“Dinner and a Movie” Film Discussion Series

  • Date(s): Monday, January 26th 2015 - Monday, April 27th 2015
  • Time: 6:00 p.m.
  • Location: Niobrara County Library


The Dinner & Movie winter film discussion begins on Monday, January 26 at 6 p.m. The series, “Cinema and the Sacred” features four films in which people are grappling with an issue within their religious community. A light meal is served at each of the films and discussion is led by Deane Tucker, PhD, Chadron State College. Participants at WWC may also join the discussion via Skype.

The first film, “Little Buddha,” rated PG, is a story about the quest of a group of monks, led by Lama Norbu, to seek out the reincarnation of his great Buddhist teacher, Lama Dorje. Lama Norbu and his fellow monks believe they have found a candidate of Dorje’s reincarnation in a Seattle boy named Jesse Conrad. While Jesse is fascinated with the monks’ way of life, his parents are wary, and that turns into near-hostility when Norbu wants to take Jesse back with him to Bhutan to be tested. Jesse’s father later decides to go to Bhutan with his son, after one of his close friends and colleagues commits suicide, coming to realize that there could be more to life than work and money.

“A Serious Man,” rated R, will be featured on Monday, February 23. Jewish physics lecturer Larry Gopnik is a serious and a very put-upon man. His daughter is stealing from him, his pot-head son only wants him around to fix the TV aerial and his useless brother Arthur is an unwelcome house guest. Both Arthur and Larry move into a motel when Larry’s wife Judy wants a divorce and moves her lover into the house. With lawyers’ bills mounting, Arthur’s criminal court appearances and a land feud with a neighbor, Larry is tempted to take the bribe offered by a student to give him an illegal exam pass mark. The rabbis he visits for advice only dole out platitudes. Still God moves in mysterious and not always pleasant ways.

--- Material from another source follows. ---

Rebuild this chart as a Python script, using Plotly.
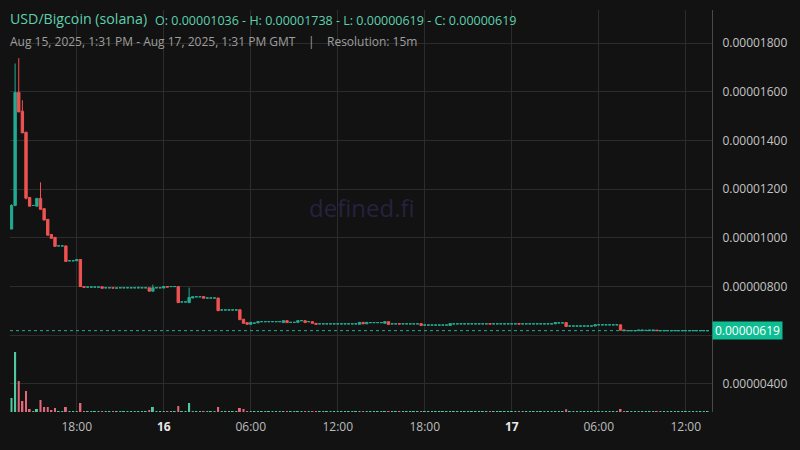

On Monday, March 30, “Scheherazade, Tell Me A Story,” an Egyptian film that features a loving young married couple with great careers will be shown. Karim is about to be appointed as editor-in-chief of a governmental newspaper. Hebba is the hostess of much appreciated TV programs about female victims, e.g. daughters who are buried alive because of improper behavior or people drowning when attempting illegal immigration to Europe. Karim is told that he will only be appointed if his wife avoids political topics, so he persuades her to make programs on ordinary people instead. But her “non-political” programs become even more repugnant to the authorities. The film is unrated and 134 minutes long.

The 1986 PG rated film “The Mission” starring Robert De Niro and Jeremy Irons will be shown on Monday, April 27. This Cannes Film Festival winner recounts the true story of two men – a man of the sword and a man of the cloth – both Jesuit missionaries who defied the colonial forces of mighty Spain and Portugal to save an Indian tribe from slavery in mid-18th-century South America. Mendoza is a slave trader and colonial imperialist who murdered his own brother and seeks penance for his sins by becoming a missionary at Father Gabriel’s mountaintop mission.